### TASK INSTRUCTIONS
Your task is to write out only the lines running from the line with "What Chart.js code" to the line with "const RED = '#c0504d';", both ends kept, with no images.

### INFORMATION PROVIDED

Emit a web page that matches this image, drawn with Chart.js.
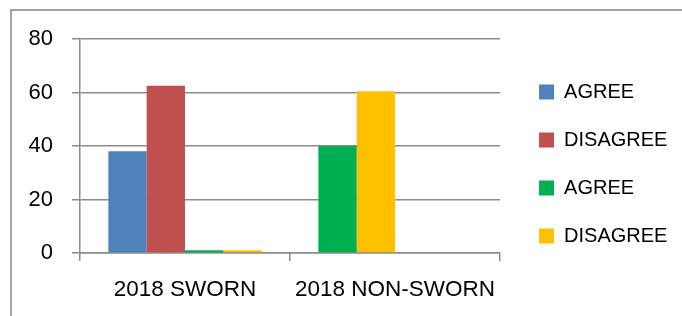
<!DOCTYPE html>
<html>
<head>
<meta charset="utf-8">
<script src="https://cdn.jsdelivr.net/npm/chart.js@4/dist/chart.umd.min.js"></script>
<style>
  body { margin: 0; background: #fff; }
  #wrap { position: relative; width: 682px; height: 316px; overflow: hidden; }
  #frame { position: absolute; left: 10px; top: 9px; width: 700px; height: 340px;
           border-top: 2px solid #a3a3a3; border-left: 2px solid #a3a3a3; }
  canvas { position: absolute; left: 0; top: 0; }
</style>
</head>
<body>
<div id="wrap">
  <div id="frame"></div>
  <canvas id="chart" width="682" height="316"></canvas>
</div>
<script>
// categories
var categories = ["2018 SWORN", "2018 NON-SWORN"];
// series (legend names as in the sheet)
var seriesNames = ["AGREE", "DISAGREE", "AGREE", "DISAGREE"];
var agree1 = [38, 40];
var disagree1 = [62.5, 60.5];
var agree2 = [1, 0];
var disagree2 = [1, 0];
var yTicks = [0, 20, 40, 60, 80];

var blue = "#4F81BD", red = "#C0504D", green = "#00B050", yellow = "#FFC000";
var legendColors = [blue, red, green, yellow];
var gridColor = "#8c8c8c";
var font = "'Liberation Sans', Arial, sans-serif";

new Chart(document.getElementById("chart"), {
    type: "bar",
    data: {
        labels: categories,
        datasets: [
            { label: seriesNames[0], data: agree1, backgroundColor: [blue, green] },
            { label: seriesNames[1], data: disagree1, backgroundColor: [red, yellow] },
            { label: seriesNames[2], data: agree2, backgroundColor: green },
            { label: seriesNames[3], data: disagree2, backgroundColor: yellow }
        ]
    },
    options: {
        responsive: false,
        devicePixelRatio: 1,
        animation: false,
        layout: { padding: { left: 0, top: 39, right: 4.6, bottom: 13 } },
        datasets: { bar: { categoryPercentage: 0.73, barPercentage: 1 } },
        scales: {
            x: {
                grid: { offset: true, drawOnChartArea: false, tickLength: 8, color: gridColor, lineWidth: 1.5 },
                border: { color: gridColor, width: 1.5 },
                ticks: { color: "#000", padding: 15, maxRotation: 0, autoSkip: false,
                         font: { family: font, size: 22.5 } },
                afterFit: function (scale) {
                    scale.height = 50;
                    scale.paddingLeft = 0;
                    scale.paddingRight = 0;
                }
            },
            y: {
                min: 0, max: 80,
                afterBuildTicks: function (scale) {
                    scale.ticks = yTicks.map(function (v) { return { value: v }; });
                },
                grid: { tickLength: 8, color: gridColor, lineWidth: 1.5 },
                border: { color: gridColor, width: 1.5 },
                ticks: { color: "#000", padding: 19, font: { family: font, size: 22 } },
                afterFit: function (scale) { scale.width = 80; }
            },
            spacer: {
                type: "linear", position: "right", display: true,
                grid: { display: false }, border: { display: false },
                ticks: { display: false },
                afterFit: function (scale) { scale.width = 11; }
            }
        },
        plugins: {
            tooltip: { enabled: false },
            legend: {
                position: "right",
                align: "start",
                maxWidth: 200,
                title: { display: true, text: " ", padding: 2.5, font: { size: 10, lineHeight: 1 } },
                labels: {
                    color: "#000",
                    boxWidth: 15,
                    boxHeight: 15,
                    padding: 28,
                    font: { family: font, size: 20 },
                    generateLabels: function (chart) {
                        var items = Chart.defaults.plugins.legend.labels.generateLabels(chart);
                        items.forEach(function (it, i) {
                            it.fillStyle = legendColors[i];
                            it.strokeStyle = legendColors[i];
                            it.lineWidth = 0;
                        });
                        return items;
                    }
                }
            }
        }
    }
});
</script>
</body>
</html>
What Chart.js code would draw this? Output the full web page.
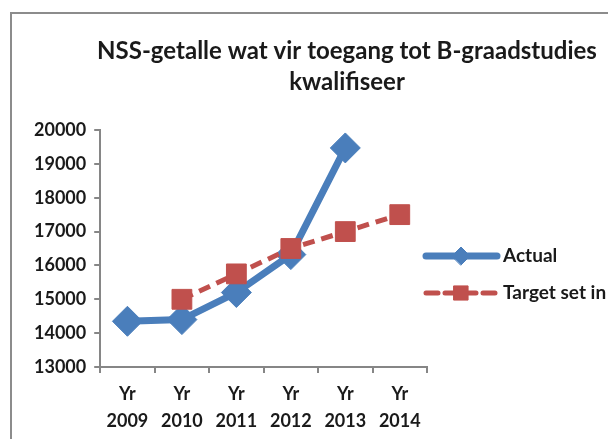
<!DOCTYPE html>
<html>
<head>
<meta charset="utf-8">
<script src="https://cdn.jsdelivr.net/npm/chart.js@4"></script>
<style>
  html, body { margin: 0; padding: 0; background: #fff; overflow: hidden; }
  #frame { position: absolute; left: 10px; top: 12px; width: 700px; height: 500px; border: 2px solid #8c8c8c; box-sizing: border-box; }
  #wrap { position: absolute; left: 0; top: 0; width: 700px; height: 447px; }
</style>
</head>
<body>
<div id="frame"></div>
<div id="wrap"><canvas id="chart"></canvas></div>
<script>
// --- DATA ---
const categories = [['Yr', '2009'], ['Yr', '2010'], ['Yr', '2011'], ['Yr', '2012'], ['Yr', '2013'], ['Yr', '2014']];
const actualValues = [14350, 14400, 15200, 16320, 19470, null];
const targetValues = [null, 15000, 15750, 16500, 17000, 17500];
const titleLines = ['NSS-getalle wat vir toegang tot B-graadstudies', 'kwalifiseer'];
const seriesNames = ['Actual', 'Target set in APP'];

const FONT = 'Lato, "Open Sans", sans-serif';
const BLUE = '#4a7ebb';
const RED = '#c0504d';

// title + legend drawn by hand so they can sit where Excel put them
const decor = {
    id: 'decor',
    afterDraw(chart) {
        const ctx = chart.ctx;
        ctx.save();
        ctx.fillStyle = '#1a1a1a';
        ctx.textAlign = 'center';
        ctx.textBaseline = 'middle';
        ctx.font = 'bold 24px ' + FONT;
        ctx.fillText(titleLines[0], 347, 51);
        ctx.fillText(titleLines[1], 347, 82);

        const ds = chart.data.datasets;
        const rows = [256, 293];
        const legendRadius = [9, 10];
        ds.forEach((d, i) => {
            const y = rows[i];
            ctx.strokeStyle = d.borderColor;
            ctx.lineWidth = d.borderWidth;
            ctx.lineCap = 'round';
            ctx.setLineDash(d.borderDash || []);
            ctx.beginPath();
            ctx.moveTo(426, y);
            ctx.lineTo(497, y);
            ctx.stroke();
            ctx.setLineDash([]);
            ctx.lineWidth = 1;
            ctx.fillStyle = d.backgroundColor;
            Chart.helpers.drawPoint(ctx, {
                pointStyle: d.pointStyle, radius: legendRadius[i], borderWidth: 1
            }, 461, y);
            ctx.fillStyle = '#1a1a1a';
            ctx.textAlign = 'left';
            ctx.font = 'bold 19px ' + FONT;
            ctx.fillText(seriesNames[i], 503, y);
        });
        ctx.restore();
    }
};

new Chart(document.getElementById('chart'), {
    type: 'line',
    data: {
        labels: categories,
        datasets: [{
            label: seriesNames[0],
            data: actualValues,
            borderColor: BLUE,
            backgroundColor: BLUE,
            borderWidth: 7,
            pointStyle: 'rectRot',
            pointRadius: 15,
            pointBorderWidth: 1,
            pointBorderColor: BLUE,
            pointBackgroundColor: BLUE,
            tension: 0,
            order: 1
        }, {
            label: seriesNames[1],
            data: targetValues,
            borderColor: RED,
            backgroundColor: RED,
            borderWidth: 5,
            borderDash: [12, 7],
            pointStyle: 'rect',
            pointRadius: 14,
            pointBorderWidth: 1,
            pointBorderColor: RED,
            pointBackgroundColor: RED,
            tension: 0,
            order: 0
        }]
    },
    options: {
        responsive: true,
        maintainAspectRatio: false,
        animation: false,
        spanGaps: false,
        layout: { padding: { top: 130, left: 26, right: 273, bottom: 4 } },
        plugins: {
            legend: { display: false },
            title: { display: false },
            tooltip: { enabled: false }
        },
        scales: {
            x: {
                offset: true,
                grid: { display: true, offset: true, drawOnChartArea: false, tickLength: 6, color: '#868686', lineWidth: 2 },
                border: { color: '#868686', width: 2 },
                ticks: { color: '#1a1a1a', font: { family: FONT, size: 18, weight: 'bold', lineHeight: 1.5 }, padding: 8, maxRotation: 0 }
            },
            y: {
                min: 13000,
                max: 20000,
                ticks: {
                    stepSize: 1000,
                    color: '#1a1a1a',
                    font: { family: FONT, size: 18, weight: 'bold' },
                    padding: 8,
                    callback: v => String(v)
                },
                grid: { display: true, drawOnChartArea: false, tickLength: 6, color: '#868686', lineWidth: 2 },
                border: { color: '#868686', width: 2 }
            }
        }
    },
    plugins: [decor]
});
</script>
</body>
</html>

### EXPECTED ANSWER
What Chart.js code would draw this? Output the full web page.
<!DOCTYPE html>
<html>
<head>
<meta charset="utf-8">
<script src="https://cdn.jsdelivr.net/npm/chart.js@4"></script>
<style>
  html, body { margin: 0; padding: 0; background: #fff; overflow: hidden; }
  #frame { position: absolute; left: 10px; top: 12px; width: 700px; height: 500px; border: 2px solid #8c8c8c; box-sizing: border-box; }
  #wrap { position: absolute; left: 0; top: 0; width: 700px; height: 447px; }
</style>
</head>
<body>
<div id="frame"></div>
<div id="wrap"><canvas id="chart"></canvas></div>
<script>
// --- DATA ---
const categories = [['Yr', '2009'], ['Yr', '2010'], ['Yr', '2011'], ['Yr', '2012'], ['Yr', '2013'], ['Yr', '2014']];
const actualValues = [14350, 14400, 15200, 16320, 19470, null];
const targetValues = [null, 15000, 15750, 16500, 17000, 17500];
const titleLines = ['NSS-getalle wat vir toegang tot B-graadstudies', 'kwalifiseer'];
const seriesNames = ['Actual', 'Target set in APP'];

const FONT = 'Lato, "Open Sans", sans-serif';
const BLUE = '#4a7ebb';
const RED = '#c0504d';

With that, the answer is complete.